** Start Data provided **
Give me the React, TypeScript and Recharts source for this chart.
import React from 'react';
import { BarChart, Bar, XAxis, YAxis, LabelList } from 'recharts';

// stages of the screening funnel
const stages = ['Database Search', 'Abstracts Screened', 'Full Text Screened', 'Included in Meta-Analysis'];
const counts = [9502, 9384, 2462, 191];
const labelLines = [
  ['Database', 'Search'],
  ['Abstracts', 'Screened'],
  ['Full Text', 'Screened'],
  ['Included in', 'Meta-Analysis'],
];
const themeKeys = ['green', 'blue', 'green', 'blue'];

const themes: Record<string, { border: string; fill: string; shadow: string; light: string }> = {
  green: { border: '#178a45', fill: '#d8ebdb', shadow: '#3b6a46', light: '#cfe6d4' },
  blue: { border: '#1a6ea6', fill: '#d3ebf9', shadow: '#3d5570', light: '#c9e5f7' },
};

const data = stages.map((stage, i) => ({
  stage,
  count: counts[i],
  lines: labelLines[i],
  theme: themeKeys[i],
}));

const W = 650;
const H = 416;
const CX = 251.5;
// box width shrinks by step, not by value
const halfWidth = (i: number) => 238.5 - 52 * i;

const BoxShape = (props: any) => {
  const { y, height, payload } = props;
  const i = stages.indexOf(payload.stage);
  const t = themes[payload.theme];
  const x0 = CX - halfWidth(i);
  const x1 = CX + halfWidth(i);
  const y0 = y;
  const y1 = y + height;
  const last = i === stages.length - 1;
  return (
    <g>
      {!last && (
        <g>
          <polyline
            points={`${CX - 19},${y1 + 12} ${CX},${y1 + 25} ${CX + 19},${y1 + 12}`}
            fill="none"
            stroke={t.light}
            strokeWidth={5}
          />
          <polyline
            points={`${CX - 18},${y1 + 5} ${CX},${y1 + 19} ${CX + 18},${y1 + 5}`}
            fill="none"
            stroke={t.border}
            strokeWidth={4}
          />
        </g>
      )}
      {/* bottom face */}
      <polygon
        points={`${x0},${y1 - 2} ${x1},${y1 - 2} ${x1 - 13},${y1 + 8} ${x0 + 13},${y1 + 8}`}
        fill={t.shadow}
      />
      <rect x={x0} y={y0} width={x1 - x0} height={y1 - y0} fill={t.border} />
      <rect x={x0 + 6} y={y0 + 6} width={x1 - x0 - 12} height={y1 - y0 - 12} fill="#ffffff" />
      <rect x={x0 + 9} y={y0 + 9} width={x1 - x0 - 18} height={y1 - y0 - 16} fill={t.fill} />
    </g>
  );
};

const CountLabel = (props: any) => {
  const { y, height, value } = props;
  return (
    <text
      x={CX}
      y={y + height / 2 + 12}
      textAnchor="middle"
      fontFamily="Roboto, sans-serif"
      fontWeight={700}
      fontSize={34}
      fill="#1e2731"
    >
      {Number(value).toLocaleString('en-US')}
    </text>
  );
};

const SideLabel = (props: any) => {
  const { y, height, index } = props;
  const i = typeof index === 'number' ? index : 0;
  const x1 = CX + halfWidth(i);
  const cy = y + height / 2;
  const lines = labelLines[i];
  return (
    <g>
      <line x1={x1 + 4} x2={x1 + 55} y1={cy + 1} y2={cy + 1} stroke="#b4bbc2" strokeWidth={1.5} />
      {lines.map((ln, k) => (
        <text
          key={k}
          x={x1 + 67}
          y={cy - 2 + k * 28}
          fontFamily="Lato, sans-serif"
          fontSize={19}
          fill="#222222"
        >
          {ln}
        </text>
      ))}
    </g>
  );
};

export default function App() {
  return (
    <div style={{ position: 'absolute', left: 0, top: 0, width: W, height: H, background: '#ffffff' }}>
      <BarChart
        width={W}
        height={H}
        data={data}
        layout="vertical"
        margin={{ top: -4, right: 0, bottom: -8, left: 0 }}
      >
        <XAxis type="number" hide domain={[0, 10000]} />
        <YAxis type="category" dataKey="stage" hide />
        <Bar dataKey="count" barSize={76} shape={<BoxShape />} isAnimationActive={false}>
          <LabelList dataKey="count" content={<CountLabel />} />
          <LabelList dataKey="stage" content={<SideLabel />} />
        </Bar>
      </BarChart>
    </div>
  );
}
** End Data provided **
Retype only the lines running from the top of the listing to the line that holds "const halfWidth = (i: number)", both ends included.

Solution for this exercise:
Give me the React, TypeScript and Recharts source for this chart.
import React from 'react';
import { BarChart, Bar, XAxis, YAxis, LabelList } from 'recharts';

// stages of the screening funnel
const stages = ['Database Search', 'Abstracts Screened', 'Full Text Screened', 'Included in Meta-Analysis'];
const counts = [9502, 9384, 2462, 191];
const labelLines = [
  ['Database', 'Search'],
  ['Abstracts', 'Screened'],
  ['Full Text', 'Screened'],
  ['Included in', 'Meta-Analysis'],
];
const themeKeys = ['green', 'blue', 'green', 'blue'];

const themes: Record<string, { border: string; fill: string; shadow: string; light: string }> = {
  green: { border: '#178a45', fill: '#d8ebdb', shadow: '#3b6a46', light: '#cfe6d4' },
  blue: { border: '#1a6ea6', fill: '#d3ebf9', shadow: '#3d5570', light: '#c9e5f7' },
};

const data = stages.map((stage, i) => ({
  stage,
  count: counts[i],
  lines: labelLines[i],
  theme: themeKeys[i],
}));

const W = 650;
const H = 416;
const CX = 251.5;
// box width shrinks by step, not by value
const halfWidth = (i: number) => 238.5 - 52 * i;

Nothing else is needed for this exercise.